The drill mentioned isn’t sitting in a deer stand with the rifle at the ready, waiting for a buck to walk out into view at 30yrds. It’s meant for practicing economy of movement to start from standing with an open action, then assume position on some obstacle, or dive prone, and deliver precision fire commonly to 600-800 yards. Guys well practiced at it are able to run 10yrds to a firing line, dive prone and address their rifle, and deliver 6 aimed shots at 3 targets, in 25-30 seconds at 400yrds, with a smaller relative target than a deer’s vitals at 200. I’ve taken hundreds of deer in over 2 dozen US states as well, and I’m embarrassed every time some hunter tries to lay this crap on the keyboard. This imaginary mystique around deer hunting is the lamest game on the internet.
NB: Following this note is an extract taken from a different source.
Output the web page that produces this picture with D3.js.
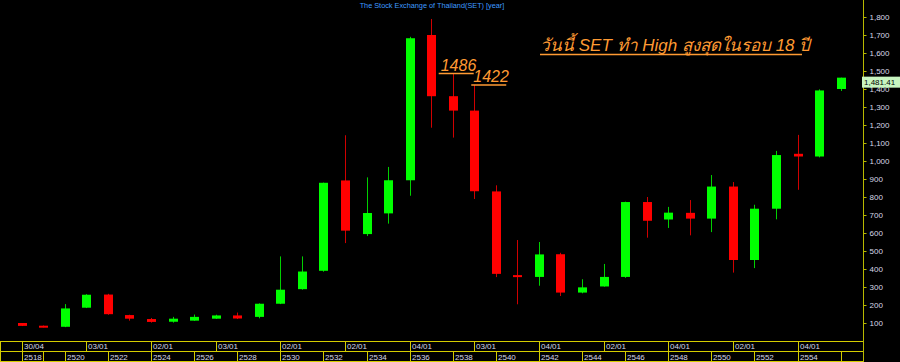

I’d be happy to race you onto target any time you would like.
Wow..

I'm 52. I don't run. If you run, you will only die tired.
I have done my time putting bullets downrange in critical moments. At this point in my life I'm not competing for sore elbows.

I Hunt with a single shot. There's only one bullet in my rifle. So I better make it count. I don't run at deer. It spooks them. Move slow, natural, then take the shot.

The deer I waited 40 minutes for was at 350 yards in smallish Douglas fir on a hillside. It only took one shot. He was grazing.

Shot another at 20 yards. He walked up into view as I waited for my brother. One shot, didn't spook him.

I've killed my share. But I see no need to kill myself doing it. If you want to call it a drill, you can practice it.

If you're talking about combat, 11 seconds is too long. Return fire, move, establish a base of fire, fields of fire, communicate with your team, move on and take the objective. Or, if ambushed or outnumbered, return fire and withdraw.
I don't have to do that anymore, i hope.